··· Data listing

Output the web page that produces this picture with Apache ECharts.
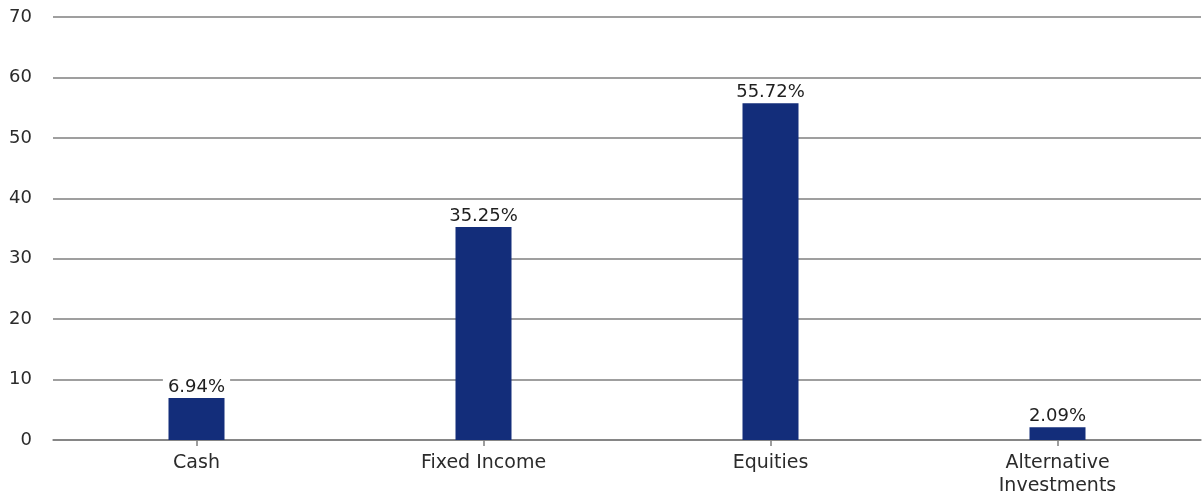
<!DOCTYPE html>
<html><head><meta charset="utf-8">
<script src="https://cdn.jsdelivr.net/npm/echarts@6/dist/echarts.min.js"></script>
<style>html,body{margin:0;padding:0;background:#fff}#c{width:1202px;height:503px}</style>
</head><body><div id="c"></div>
<script>
const categories = ["Cash", "Fixed Income", "Equities", "Alternative\nInvestments"];
const values = [6.94, 35.25, 55.72, 2.09];
const yTicks = [0, 10, 20, 30, 40, 50, 60, 70];

const FONT = 'DejaVu Sans';
const chart = echarts.init(document.getElementById('c'));
chart.setOption({
  animation: false,
  grid: { left: 53, right: 1, top: 17, bottom: 63 },
  xAxis: {
    type: 'category', data: categories,
    axisLine: { show: true, lineStyle: { color: '#7f7f7f', width: 1.5 } },
    axisTick: { show: true, alignWithLabel: true, length: 6, lineStyle: { color: '#7f7f7f', width: 1.5 } },
    axisLabel: { color: '#2b2b2b', fontFamily: FONT, fontSize: 19, margin: 12, lineHeight: 23 }
  },
  yAxis: {
    type: 'value', min: yTicks[0], max: yTicks[yTicks.length-1], interval: 10,
    axisLine: { show: false }, axisTick: { show: false },
    splitLine: { lineStyle: { color: '#7f7f7f', width: 1.5 } },
    axisLabel: { color: '#2b2b2b', fontFamily: FONT, fontSize: 18, margin: 21 }
  },
  series: [{
    type: 'bar', data: values, barWidth: 56,
    itemStyle: { color: '#132d7a' },
    label: {
      show: true, position: 'top', distance: 2,
      formatter: p => p.value.toFixed(2) + '%',
      color: '#1f1f1f', fontFamily: FONT, fontSize: 18,
      backgroundColor: '#fff', padding: [0, 5]
    }
  }]
});
</script></body></html>
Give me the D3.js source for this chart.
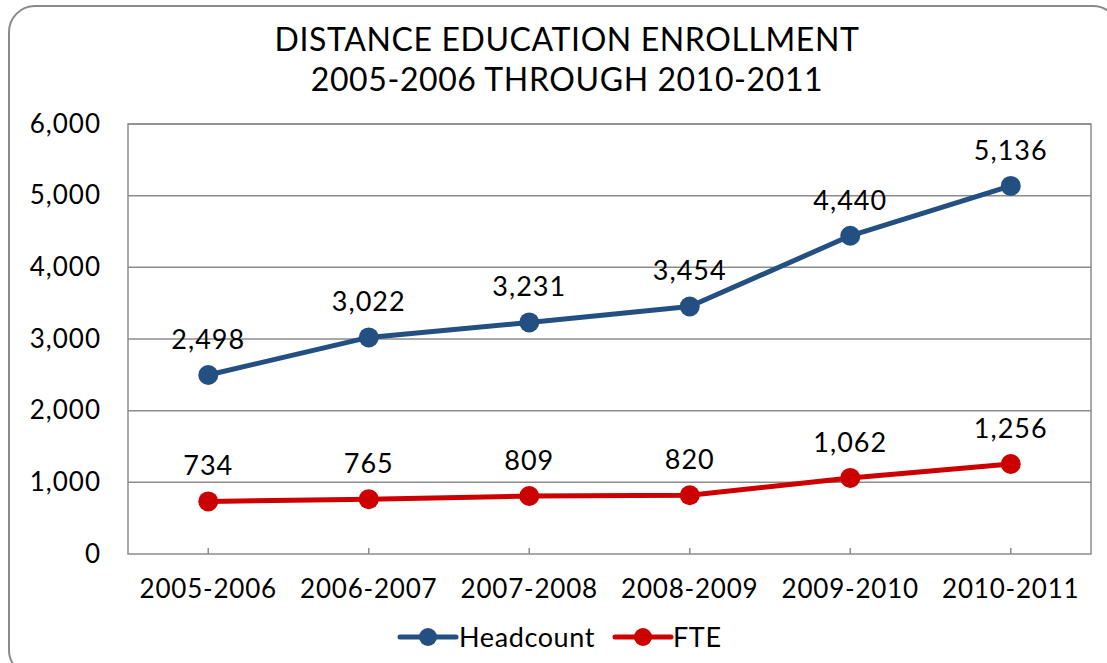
<!DOCTYPE html>
<html><head><meta charset="utf-8">
<script src="https://cdn.jsdelivr.net/npm/d3@7"></script>
<style>body{margin:0;background:#fff;} svg{display:block;font-family:Lato, "Noto Sans", sans-serif;}</style>
</head><body>
<svg id="c" width="1107" height="663"></svg>
<script>
const categories = ["2005-2006","2006-2007","2007-2008","2008-2009","2009-2010","2010-2011"];
const headcount = [2498, 3022, 3231, 3454, 4440, 5136];
const fte = [734, 765, 809, 820, 1062, 1256];
const yTicks = [0,1000,2000,3000,4000,5000,6000];
const seriesNames = ["Headcount","FTE"];
const seriesColors = ["#244F82","#CC0000"];
const titleLines = ["DISTANCE EDUCATION ENROLLMENT","2005-2006 THROUGH 2010-2011"];

const svg = d3.select("#c");
const fmt = d3.format(",");
const L=128, R=1091, T=124, B=554;
const FF = "Lato, 'Noto Sans', sans-serif";

// outer frame
svg.append("rect").attr("x",9).attr("y",6).attr("width",1110).attr("height",670)
  .attr("rx",26).attr("fill","#fff").attr("stroke","#8a8a8a").attr("stroke-width",2);

svg.append("text").attr("x",567).attr("y",51).attr("text-anchor","middle")
  .attr("font-size",32).attr("letter-spacing",0.6).attr("fill","#000").text(titleLines[0]);
svg.append("text").attr("x",567).attr("y",91).attr("text-anchor","middle")
  .attr("font-size",32).attr("letter-spacing",0.6).attr("fill","#000").text(titleLines[1]);

const x = d3.scaleBand().domain(categories).range([L,R]);
const y = d3.scaleLinear().domain([0,6000]).range([B,T]);

// gridlines
svg.append("g").selectAll("line").data(yTicks.filter(d=>d>0)).join("line")
  .attr("x1",L).attr("x2",R).attr("y1",d=>y(d)).attr("y2",d=>y(d))
  .attr("stroke","#8c8c8c").attr("stroke-width",1.5);
// plot border
svg.append("rect").attr("x",L).attr("y",T).attr("width",R-L).attr("height",B-T)
  .attr("fill","none").attr("stroke","#8c8c8c").attr("stroke-width",1.5);

// y axis labels
const yAxis = d3.axisLeft(y).tickValues(yTicks).tickFormat(fmt).tickSize(0).tickPadding(27);
const gy = svg.append("g").attr("transform",`translate(${L},0)`).call(yAxis);
gy.select(".domain").remove();
gy.selectAll("text").attr("font-size",26).attr("letter-spacing",1).attr("fill","#000").attr("font-family",FF);

// x axis
const xAxis = d3.axisBottom(x).tickSize(0).tickPadding(26);
const gx = svg.append("g").attr("transform",`translate(0,${B})`).call(xAxis);
gx.select(".domain").remove();
gx.selectAll("text").attr("font-size",26).attr("letter-spacing",0.8).attr("fill","#000").attr("font-family",FF);
svg.append("g").selectAll("line").data(categories).join("line")
  .attr("x1",d=>x(d)+x.bandwidth()/2).attr("x2",d=>x(d)+x.bandwidth()/2)
  .attr("y1",B).attr("y2",B-6).attr("stroke","#8c8c8c").attr("stroke-width",1.5);

const series = [headcount, fte];
const line = d3.line().x((d,i)=>x(categories[i])+x.bandwidth()/2).y(d=>y(d));
series.forEach((vals,si)=>{
  const g = svg.append("g");
  g.append("path").datum(vals).attr("d",line).attr("fill","none")
    .attr("stroke",seriesColors[si]).attr("stroke-width",5).attr("stroke-linejoin","round");
  g.selectAll("circle").data(vals).join("circle")
    .attr("cx",(d,i)=>x(categories[i])+x.bandwidth()/2).attr("cy",d=>y(d)).attr("r",10)
    .attr("fill",seriesColors[si]);
  g.selectAll("text").data(vals).join("text")
    .attr("x",(d,i)=>x(categories[i])+x.bandwidth()/2).attr("y",d=>y(d)-26)
    .attr("text-anchor","middle").attr("font-size",27).attr("letter-spacing",1).attr("fill","#000").text(d=>fmt(d));
});

// legend
const legendItems = [{x:400,tx:459},{x:615,tx:673}];
legendItems.forEach((it,i)=>{
  const g = svg.append("g");
  g.append("line").attr("x1",it.x).attr("x2",it.x+56).attr("y1",637).attr("y2",637)
    .attr("stroke",seriesColors[i]).attr("stroke-width",5).attr("stroke-linecap","round");
  g.append("circle").attr("cx",it.x+28).attr("cy",637).attr("r",9).attr("fill",seriesColors[i]);
  g.append("text").attr("x",it.tx).attr("y",647).attr("font-size",27).attr("letter-spacing",0.6).attr("fill","#000").text(seriesNames[i]);
});
</script>
</body></html>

······

**What to work on**.
Of the lines above, copy only those from the one holding "Give me the D3.js source for this chart." to the one holding "const y = d3.scaleLinear().domain([0,6000]).range([B,T]);", both included, and exclude every image.

**Exercise result**.
Give me the D3.js source for this chart.
<!DOCTYPE html>
<html><head><meta charset="utf-8">
<script src="https://cdn.jsdelivr.net/npm/d3@7"></script>
<style>body{margin:0;background:#fff;} svg{display:block;font-family:Lato, "Noto Sans", sans-serif;}</style>
</head><body>
<svg id="c" width="1107" height="663"></svg>
<script>
const categories = ["2005-2006","2006-2007","2007-2008","2008-2009","2009-2010","2010-2011"];
const headcount = [2498, 3022, 3231, 3454, 4440, 5136];
const fte = [734, 765, 809, 820, 1062, 1256];
const yTicks = [0,1000,2000,3000,4000,5000,6000];
const seriesNames = ["Headcount","FTE"];
const seriesColors = ["#244F82","#CC0000"];
const titleLines = ["DISTANCE EDUCATION ENROLLMENT","2005-2006 THROUGH 2010-2011"];

const svg = d3.select("#c");
const fmt = d3.format(",");
const L=128, R=1091, T=124, B=554;
const FF = "Lato, 'Noto Sans', sans-serif";

// outer frame
svg.append("rect").attr("x",9).attr("y",6).attr("width",1110).attr("height",670)
  .attr("rx",26).attr("fill","#fff").attr("stroke","#8a8a8a").attr("stroke-width",2);

svg.append("text").attr("x",567).attr("y",51).attr("text-anchor","middle")
  .attr("font-size",32).attr("letter-spacing",0.6).attr("fill","#000").text(titleLines[0]);
svg.append("text").attr("x",567).attr("y",91).attr("text-anchor","middle")
  .attr("font-size",32).attr("letter-spacing",0.6).attr("fill","#000").text(titleLines[1]);

const x = d3.scaleBand().domain(categories).range([L,R]);
const y = d3.scaleLinear().domain([0,6000]).range([B,T]);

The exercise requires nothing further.